Nulla è destinato a mutare, dunque?
Il rapporto mette in luce i due rischi più significativi. Il primo è rappresentato dall’interesse dei Big Tech firms verso il campo dell’intermediazione creditizia, e dalla capacità di questi ultimi di mobilitare risorse e accedere a mercati regolati in maniera più rapida ed efficace rispetto ai potenziali competitors del passato. Il secondo è dato dalla mobilità della domanda: ritardi nel cambiamento dell’offerta dei servizi finanziari in un’epoca di evoluzione digitale potranno indurre gli utenti a rivolgersi altrove per i propri bisogni finanziari, con una lenta erosione del monopolio dell’intermediazione finanziaria riservato al settore bancario.

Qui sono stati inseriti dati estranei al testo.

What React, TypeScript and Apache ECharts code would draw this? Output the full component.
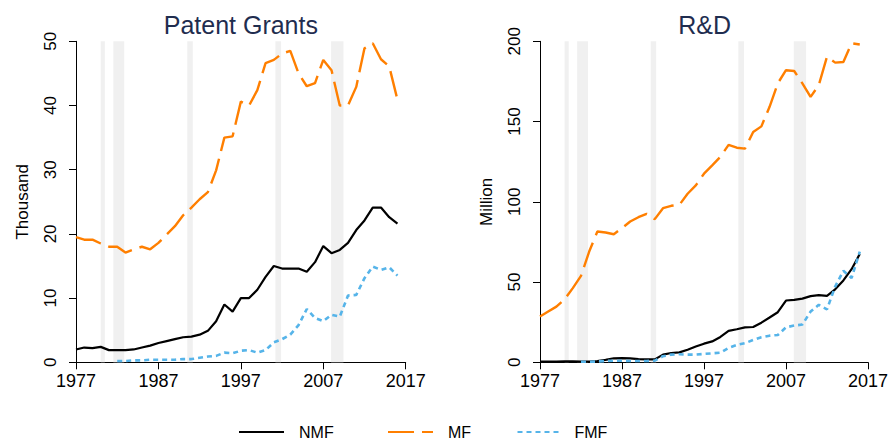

La ricetta per sopravvivere è, forse, lo spunto meno originale del rapporto, in quanto fondata su di un triplice (e trito) mantra: “accogliere” la tecnologia, stabilire partnership con gli operatori tecnologici più promettenti, rispondere alle attese degli utenti e mantenere la loro fiducia. Un programma che, a ben vedere, sembra di difficile realizzazione per quel tessuto di piccoli e medi operatori che – come nel caso italiano – costituisce l’ossatura profonda dei sistemi bancari domestici con una più lunga tradizione storica. La loro scomparsa, spostando la futura competizione esclusivamente tra attori di dimensioni globali, potrebbe riproporre il rischio di un sistema pericolosamente incentrato solo su intermediari “too big to fail” o, come si osserva già nel campo della tutela della privacy, “too big to comply”.
Banking is dead. Long live the banking system (almeno sino alla prossima crisi).